SPRINGFIELD, Mass. (AP) – The organizers of a local food processing plant are trying to lure more farmers from the fields into the kitchen.
Two years after launching a program to spur new business and support agriculture in the area, the Western Massachusetts Food Processing Center is trying to convince more farmers to turn their fresh crops into products that have a longer shelf life.
“We’re giving them the resources to sell their products to local markets and specialty food stores,” said Herb Heller, the center’s program manager.
The Greenfield-based nonprofit center offers fledgling cooks all the trappings of a commercial kitchen: industrial sized mixers, kettles and ovens that make production and packaging easier and faster than it can be done at home. The facility also has dry, cold and frozen storage space to keep raw ingredients and finished products.
“It’s one thing to make a batch of strawberry jam at home on the stovetop, it’s another thing to do 40 gallons at a time,” Heller said.
And that’s exactly the idea that Emily Oppegard has.
During the three years she’s been managing the Quonquont Farm in Whately, Oppegard has been thinking about boiling the farm’s apples, peaches and blueberries into jams and jellies.
She’s tinkered with a few recipes in her own kitchen, and now she’s putting a business plan together to make the preserves on a larger level and be able to sell them.
“I want people to take away something form the farm that will last a long time, or that they can give as a gift,” Oppegard said.
She said she was nervous about negotiating the bureacracy of getting state regulations on her own. But the food processing center promises to give her the tools she needs to start a business along with a place to cook.
The processing center is an offshoot of Franklin County’s Community Development Corp., which gives loans, work space, advice and support to startup businesses in the area.
Members of the center become automatic members of the CDC, and are able to tap into the agencies resources.

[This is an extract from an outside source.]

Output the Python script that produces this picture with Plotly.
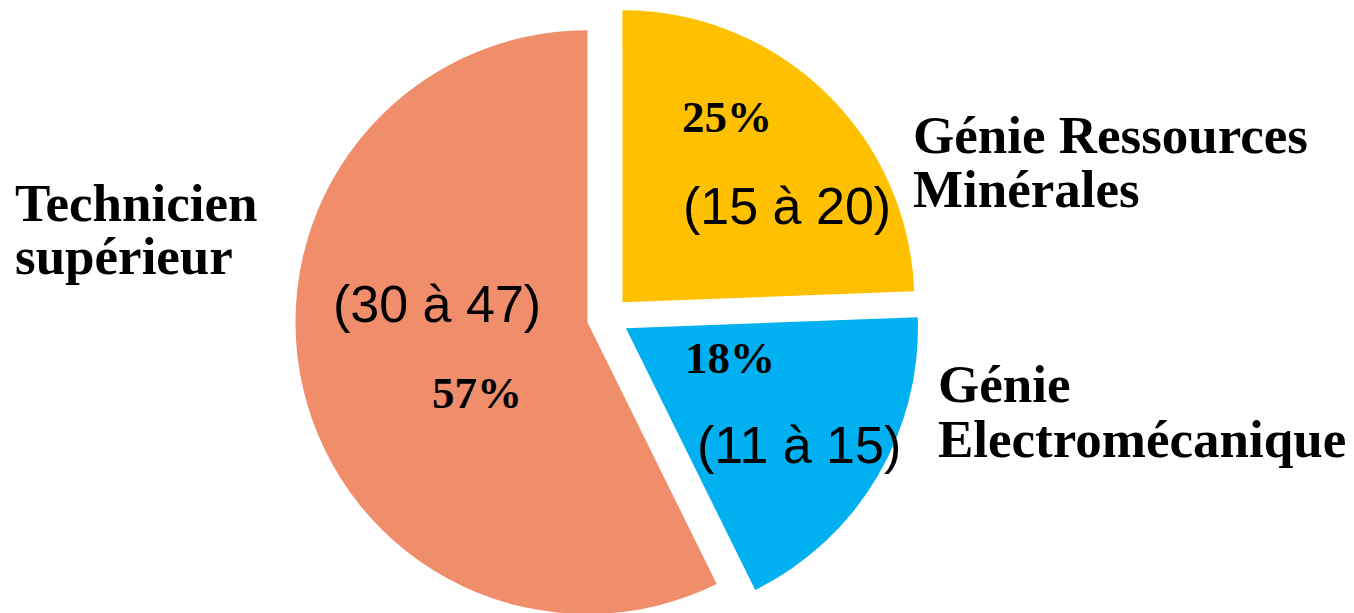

“I don’t know yet if this is a reasonable enterprise,” she said. “But I’d like to try. And the center is giving me the confidence and help to do it.”
The center now has about 25 members. Some are farmers, others are entrepreuneurs turning locally grown crops into processed products.
Heller’s push to get more farmers to join will be good for local agriculture and the local economy. He said he’s trying to attract growers from New Hampshire, Vermont, New York and Connecticut.
“This gives farmers the opportunity to add value to their crops, and it also helps the economy by putting new products in stores,” Heller said.
The center is open 24 hours, seven days a week, so the budding chefs schedule their work time so they’re not working elbow-to elbow with someone else.
“I have a guy who comes in a 2 a.m. to make his bean cakes,” Heller said. “I never see him, but he’s got a good business going.”